6. As the heads of State are the main responsible parties, they exercise absolute control over the institutions and ensure that no official fulfills his or her obligation to investigate or prosecute.
7. They reformed the Constitution to guarantee indefinite reelection and family succession and turned the permanence in power into the main shield against justice.

In their purpose of violating their international obligations, in a conscious and defiant manner and acting as an outlaw State, the Ortega-Murillo regime are not satisfied with assuring their impunity and that of their subordinates, they also turned the country into a refuge for foreigners perpetrators of terrorism such as the Italian Alessio Casimirri and for officials from Guatemala, El Salvador, Honduras, Panama and Asia, accused of corruption, transforming Nicaragua into a paradise of impunity for their own and others. These individuals were granted asylum and to protect them from extradition they were granted nationality, thus violating the United Nations Convention Against Corruption, which obliges countries to collaborate in the fight against this type of crime.

Since the Nuremberg trials, the international community has held the position that the failure to prosecute serious crimes is considered as bad or even worse than the crime itself, since impunity becomes an incentive to continue committing crimes that offend the victims and humanity.

The Nicaraguan Democratic Concertation (CDN) asks the international community to keep in mind that the fight against impunity requires a decisive and coordinated response that allows for the prosecution and punishment of those responsible, even more so when they seek self-protection in their own nation. When a country refuses to investigate and punish serious crimes against international law, it is the responsibility of the rest of the States, as part of their international obligations, to allow victims access to their courts through universal jurisdiction.

A narrow and short-sighted vision of reality

A few days ago, the Central American Bank for Economic Integration (CABEI) approved a new loan for the Ortega Murillo regime and the S&P Global Ratings agency raised Nicaragua’s debt rating from B to B+ with Stable Outlook. In addition, we are on the verge of the International Monetary Fund (IMF) review of Article IV before the end of 2024.

It is worth noting that the final report of Article IV of 2023 presented in January of this year by the team led by Alina Carare, was like a modern version of the story Alice in Wonderland, which as in the famous novel of the genre of Nonsense by Charles Lutwidge, presents us with a distant and one might even say fanciful vision of the Nicaraguan reality.

It was unfortunate that the statement stated that “there could be positive surprises” because real GDP growth could be higher than estimated due to, among other reasons, “stronger than expected inflows of remittances”.

The growth of remittances is based on the sacrifice of families and not on the good performance of the regime.

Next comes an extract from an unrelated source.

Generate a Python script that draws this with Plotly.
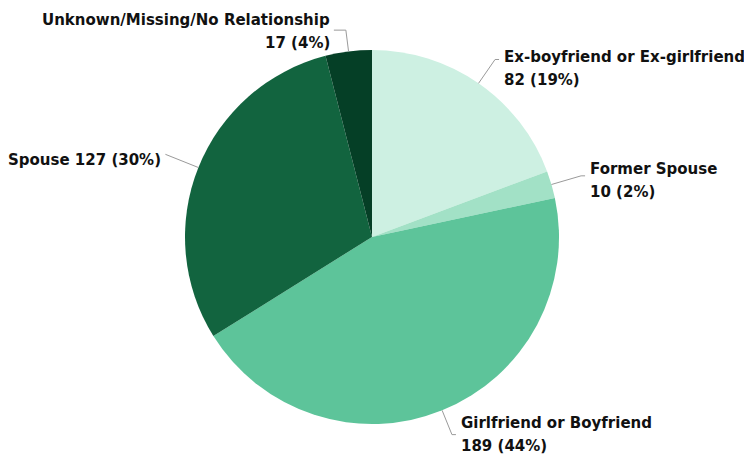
import math
import plotly.graph_objects as go

# Relationship of victim to offender
categories = [
    "Ex-boyfriend or Ex-girlfriend",
    "Former Spouse",
    "Girlfriend or Boyfriend",
    "Spouse",
    "Unknown/Missing/No Relationship",
]
counts = [82, 10, 189, 127, 17]
label_lines = [
    ["Ex-boyfriend or Ex-girlfriend", "82 (19%)"],
    ["Former Spouse", "10 (2%)"],
    ["Girlfriend or Boyfriend", "189 (44%)"],
    ["Spouse 127 (30%)"],
    ["Unknown/Missing/No Relationship", "17 (4%)"],
]
colors = ["#cdf0e2", "#a2e1c6", "#5dc49a", "#12643f", "#053f26"]

W, H = 744, 455
CX, CY, R = 372, 237, 187          # pie centre and radius in pixels
elbow_r = [1.155, 1.165, 1.14, 1.19, 1.115]   # leader elbow radius (fraction of R)
tail = [4, 4, 4, 0, -12]           # horizontal leader tail in pixels
text_dy = [9, 5, 0, 6, 1]          # label block offset below the elbow, pixels
align_right = [False, False, False, True, True]
LINE_GAP = 23

fig = go.Figure(go.Pie(
    labels=categories,
    values=counts,
    sort=False,
    direction="clockwise",
    rotation=0,
    marker=dict(colors=colors, line=dict(width=0)),
    textinfo="none",
    hoverinfo="label+value+percent",
    showlegend=False,
    domain=dict(x=[(CX - R) / W, (CX + R) / W],
                y=[(H - CY - R) / H, (H - CY + R) / H]),
))

def px_to_paper(x, y):
    return x / W, 1 - y / H

total = sum(counts)
cum = 0
shapes, annotations = [], []
for i, v in enumerate(counts):
    mid = (cum + v / 2) / total * 2 * math.pi
    cum += v
    sx, sy = CX + R * math.sin(mid), CY - R * math.cos(mid)
    ex, ey = CX + R * elbow_r[i] * math.sin(mid), CY - R * elbow_r[i] * math.cos(mid)
    tx, ty = ex + tail[i], ey
    path = "M {} {} L {} {} L {} {}".format(
        *px_to_paper(sx, sy), *px_to_paper(ex, ey), *px_to_paper(tx, ty))
    shapes.append(dict(type="path", xref="paper", yref="paper", path=path,
                       line=dict(color="#9a9a9a", width=1)))
    right = align_right[i]
    lx = tx + (-2 if right else 3)
    n = len(label_lines[i])
    for j, line in enumerate(label_lines[i]):
        ly = ty + text_dy[i] + (j - (n - 1) / 2) * LINE_GAP
        ax, ay = px_to_paper(lx, ly)
        annotations.append(dict(
            x=ax, y=ay, xref="paper", yref="paper", showarrow=False,
            text="<b>" + line + "</b>",
            xanchor="right" if right else "left",
            yanchor="middle",
            font=dict(family="DejaVu Sans", size=15, color="#111111"),
        ))

fig.update_layout(
    width=W, height=H,
    margin=dict(l=0, r=0, t=0, b=0),
    paper_bgcolor="white",
    plot_bgcolor="white",
    shapes=shapes,
    annotations=annotations,
)

fig.write_html("out.html")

In six years more than 800 thousand Nicaraguans have left, equivalent to approximately 12 percent of the population. Between 2010 and 2017 around 47 thousand Nicaraguans migrated, so the total that migrated since 2018 is 18 times greater than the previous seven years. In fact, in the last six years 40 percent more of the population left than in the entire history of the country.

How can economic growth be celebrated at the cost of greater pain for families who have to separate? How can this be sold in a positive way and hide the demolition of the rule of law? Why do the IMF, CABEI or the rating agencies ignore this reality?

The members of the IMF mission know that, if the flow of remittances had remained at the pre-crisis level of 2018, the economic growth figures would be negative. So they must be responsible in the way they present the information.

They also know the other side of the coin that their reports do not reflect. They know that contrary to what happens with macroeconomics, democracy, rule of law, religious freedom and freedom of the press, have deteriorated so much that they keep Nicaragua with the worst indicators at a global level.

For example, the Freedom in the World 2024 report presented by Freedom House, which summarizes the main findings of 2023 in terms of political rights and civil liberties, shows that Nicaragua was one of the 17 countries with the greatest deterioration in these issues, and that in the last ten years it was the country with the greatest setback in the world in political rights and civil liberties, and because of this deterioration, along with Venezuela and Cuba, they are rated as the three countries without freedom in Latin America and the Caribbean.

The World Justice Project’s (WJP) Rule of Law Index or WJP Index that measures the practical degree of the rule of law and its foundational importance in the evolution of countries, says that since 2017 in Nicaragua it has deteriorated year after year. That is why it ranks 137th in a list of 142 countries to which they measure eight aspects of the rule of law. One of those measurements is the limitation of government powers and in that Nicaragua ranks 141 out of 142 and in civil justice it ranks 140 out of 142 countries.

In terms of religious freedom, recently the organization Aid to the Church in Need (ACN), presented its report: The Persecution and Oppression of Christians in the World 2022-2024, in which Nicaragua entered the list of 18 countries where religious and believers suffer due to state authoritarianism and extremist attacks.

The recent World Press Freedom Index 2024 report prepared by Reporters Without Borders (RSF), ranked Nicaragua 163rd out of 180 countries. In 2017, prior to the onset of the social crisis, Nicaragua ranked 92nd out of 180 countries.

All of these and other indicators have prompted the Nicaraguan Democratic Concertation (CDN) to raise its voice to say enough is enough. It is time for the International Financial Institutions (IFIs) and the risk rating agencies to stop reflecting a limited and short-sighted vision of the Nicaraguan reality and to assume their commitment to democracy and human rights, because only then can we speak of a future with real pleasant surprises and stable prospects.